Richard Arkwright, a pioneer of the factory system, was born in 1732 in Preston, son of a barber.
As a young man Arkwright worked as a barber and wig maker, and travelled around the country selling his wigs. His travels brought him into contact with people working in the cotton trade and having had some education and being ambitious, he realised that there was a fortune to be made from designing an efficient spinning machine.
In 1768, Arkwright and a clockmaker from Warrington, called John Kay, looked at ways of producing a working model and perfected a roller spinning machine which came to be known as the spinning frame and later the water frame.
Before mechanization, spinning had always been done in houses and small workshops, where a spinning wheel was worked by hand or foot. This was a slow process and not enough yarn could be produced to keep pace with the knitters and weavers who turned the yarn into cloth and garments.
James Hargreave's spinning Jenny was invented about 1764 and it has speeded up the production of yarn but it was difficult to operate and required skilled labour. The advantage of Arkwrights machine was that it could be operated by young people with very little learning. Thus with the development of the water frame, factory production became possible.

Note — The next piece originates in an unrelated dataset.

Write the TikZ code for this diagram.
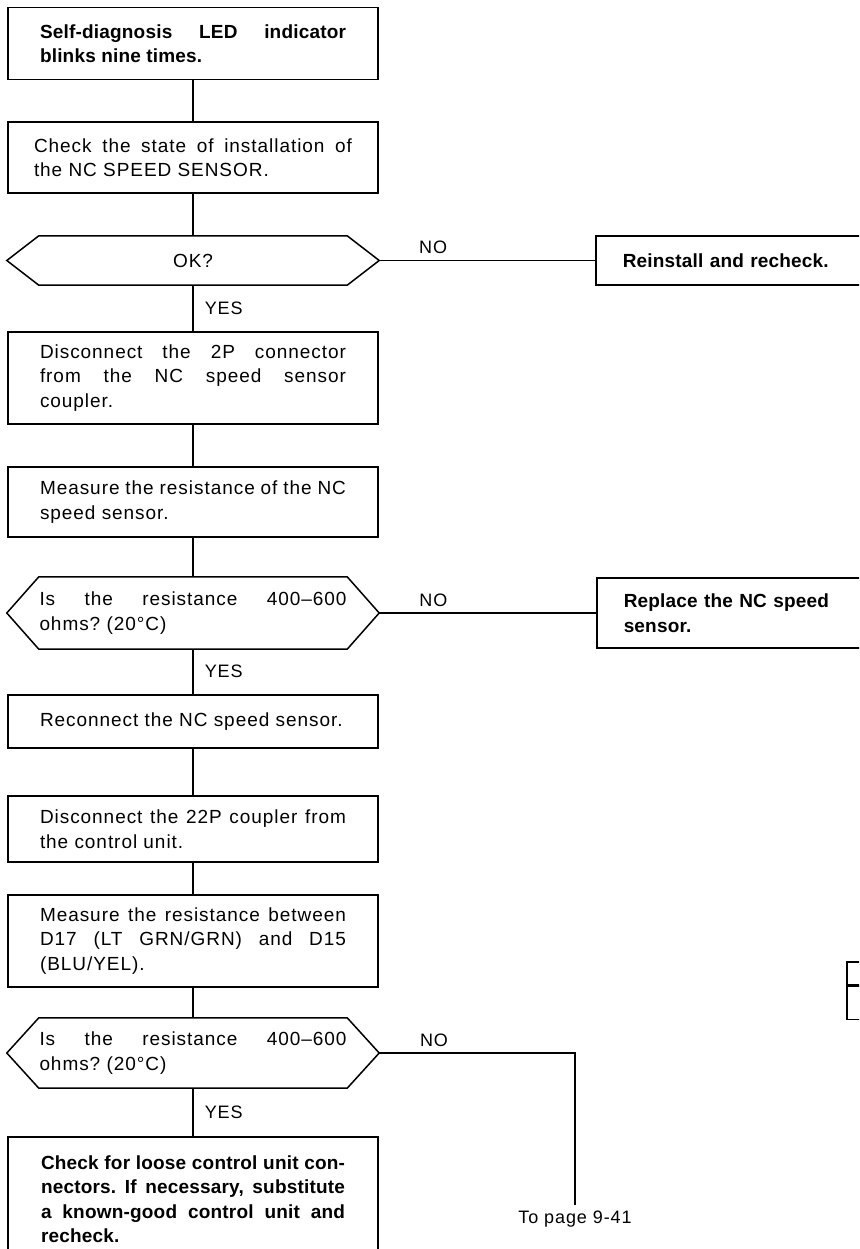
\documentclass[tikz,border=0pt]{standalone}
\usepackage{fontspec}
\setmainfont{Liberation Sans}[LetterSpace=5,BoldFeatures={LetterSpace=1}]
\usepackage{tikz}

\hyphenpenalty=10000
\exhyphenpenalty=10000
\hbadness=10000
\frenchspacing

\newcommand{\flowfont}{\fontsize{19}{24.5}\selectfont}
\newcommand{\tagfont}{\fontsize{18}{22}\selectfont}

% six-sided outline round a question node
\newcommand{\hexframe}[1]{%
  \draw[flow] (#1.west) -- ([xshift=32pt]#1.north west) -- ([xshift=-32pt]#1.north east)
    -- (#1.east) -- ([xshift=-32pt]#1.south east) -- ([xshift=32pt]#1.south west) -- cycle;}

\begin{document}
\begin{tikzpicture}[x=1pt,y=-1pt,
  flow/.style={line width=1.5pt},
  stepbox/.style={draw, line width=1.5pt, font=\flowfont, minimum width=370pt, text width=306pt, align=justify, inner sep=0pt},
  boldstep/.style={stepbox, font=\flowfont\bfseries},
  querybox/.style={font=\flowfont, minimum width=372pt, text width=307pt, align=justify, inner sep=0pt},
  sidebox/.style={draw, line width=1.5pt, anchor=west, font=\flowfont\bfseries, text width=240pt, align=left, inner xsep=27pt, inner ysep=0pt},
  tabbox/.style={draw, line width=1.5pt, anchor=north west, minimum width=40pt, inner sep=0pt},
  yeslbl/.style={midway, right=11pt, font=\tagfont, inner sep=0pt},
  nolbl/.style={above=6pt, font=\tagfont, inner sep=0pt},
  pagelbl/.style={font=\tagfont, inner sep=3pt}]
\useasboundingbox (0,0) rectangle (859,1249);
\clip (0,0) rectangle (859,1249);

% main column
\node[boldstep, minimum height=72pt] (ledblink) at (193,43.5) {Self-diagnosis LED indicator\linebreak blinks nine times.};
\node[stepbox, text width=318pt, minimum height=71pt] (chkinst) at (193,157.5) {Check the state of installation of\linebreak the NC SPEED SENSOR.};
\node[querybox, align=center, minimum height=49pt] (okq) at (193,260.5) {OK?};
\hexframe{okq}
\node[stepbox, minimum height=92pt] (discon2p) at (193,378) {Disconnect the 2P connector\linebreak from the NC speed sensor\linebreak coupler.};
\node[stepbox, minimum height=70pt] (measns) at (193,502) {Measure the resistance of the NC\linebreak speed sensor.};
\node[querybox, minimum height=72pt] (resq1) at (193,613) {Is the resistance 400--600\linebreak ohms? (20°C)};
\hexframe{resq1}
\node[stepbox, minimum height=53pt] (reconn) at (193,721.5) {Reconnect the NC speed sensor.};
\node[stepbox, minimum height=66pt] (discon22p) at (193,829) {Disconnect the 22P coupler from\linebreak the control unit.};
\node[stepbox, minimum height=92pt] (measd) at (193,941) {Measure the resistance between\linebreak D17 (LT GRN/GRN) and D15\linebreak (BLU/YEL).};
\node[querybox, minimum height=70pt] (resq2) at (193,1053) {Is the resistance 400--600\linebreak ohms? (20°C)};
\hexframe{resq2}
\node[boldstep, text width=304pt, minimum height=124pt] (chkloose) at (193,1199) {Check for loose control unit con-\linebreak nectors. If necessary, substitute\linebreak a known-good control unit and\linebreak recheck.};

% right column
\node[sidebox, minimum height=49pt] (reinst) at (595,260.5) {Reinstall and recheck.};
\node[sidebox, minimum height=70pt] (replns) at (596,613) {Replace the NC speed\\sensor.};

% pair of boxes at the right edge
\node[tabbox, minimum height=23pt] (tabhi) at (846,961) {};
\node[tabbox, minimum height=33pt] (tablo) at (tabhi.south west) {};

\node[pagelbl] (topage) at (575,1219) {To page 9-41};

% connectors
\draw[flow] (ledblink) -- (chkinst);
\draw[flow] (chkinst) -- (okq);
\draw[flow] (okq) -- node[nolbl, pos=0.25] {NO} (reinst);
\draw[flow] (okq) -- node[yeslbl] {YES} (discon2p);
\draw[flow] (discon2p) -- (measns);
\draw[flow] (measns) -- (resq1);
\draw[flow] (resq1) -- node[nolbl, pos=0.25] {NO} (replns);
\draw[flow] (resq1) -- node[yeslbl] {YES} (reconn);
\draw[flow] (reconn) -- (discon22p);
\draw[flow] (discon22p) -- (measd);
\draw[flow] (measd) -- (resq2);
\draw[flow, shorten >=3pt] (resq2) -| node[nolbl, pos=0.14] {NO} (topage);
\draw[flow] (resq2) -- node[yeslbl] {YES} (chkloose);
\end{tikzpicture}
\end{document}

Requiring finance to patent the machine, Arkwright found 2 partners in John Smalley and David Thornley. A patent was obtained in 1769 and with 2 more partners, Jedediah Strutt and Samuel Need, they set up a horse powered mill in Nottingham.
Horse power, however, proved expensive as well as unfeasable for large scale production. Arkwright was resolved to use water power and in 1771 began to build a water powered mill at Cromford in Derbyshire.
Part of his new workforce was supplied locally from lead mining and agricultural families. He advertised for the rest, often in the Matlock Mercury. He built up a whole new community in Cromford with cottages for his workers, a chapel, a school, the Greyhound Hotel and established a saturday market. The cottages in North Street are still there. Work was carried out in shifts as there was insufficent power available from the water to drive all the machinery at the same time, so spinning was done at night and preparation such as carding and combing carried on during the day. Children were employed from the age of 10 provided they had learnt to read.
After success of his first mill, Arkwright spent some time perfecting his machinery, mechanizing carding and cleaning in order to keep pace with the spinning. He aquired a second patent in 1775 to include his new inventions. In 1776 he built a second mill on the same site. This mill was burnt down in 1890. He expanded his operations, building further mills in Derbyshire. Lancashire, Staffordshire and in Scotland. His techniques were copied throughout the world.
Arkwright lived at Rock House next to the mill at Cromford. In 1786 he was knighted by George 111 and in 1787 was made the High Sheriff of Derbyshire. He built Willersley Castle, standing on a hill above the mill at Cromford to match his new status, but died quite early at the age of 60 in 1792. He is buried at the church he built, just below the mill at Cromford.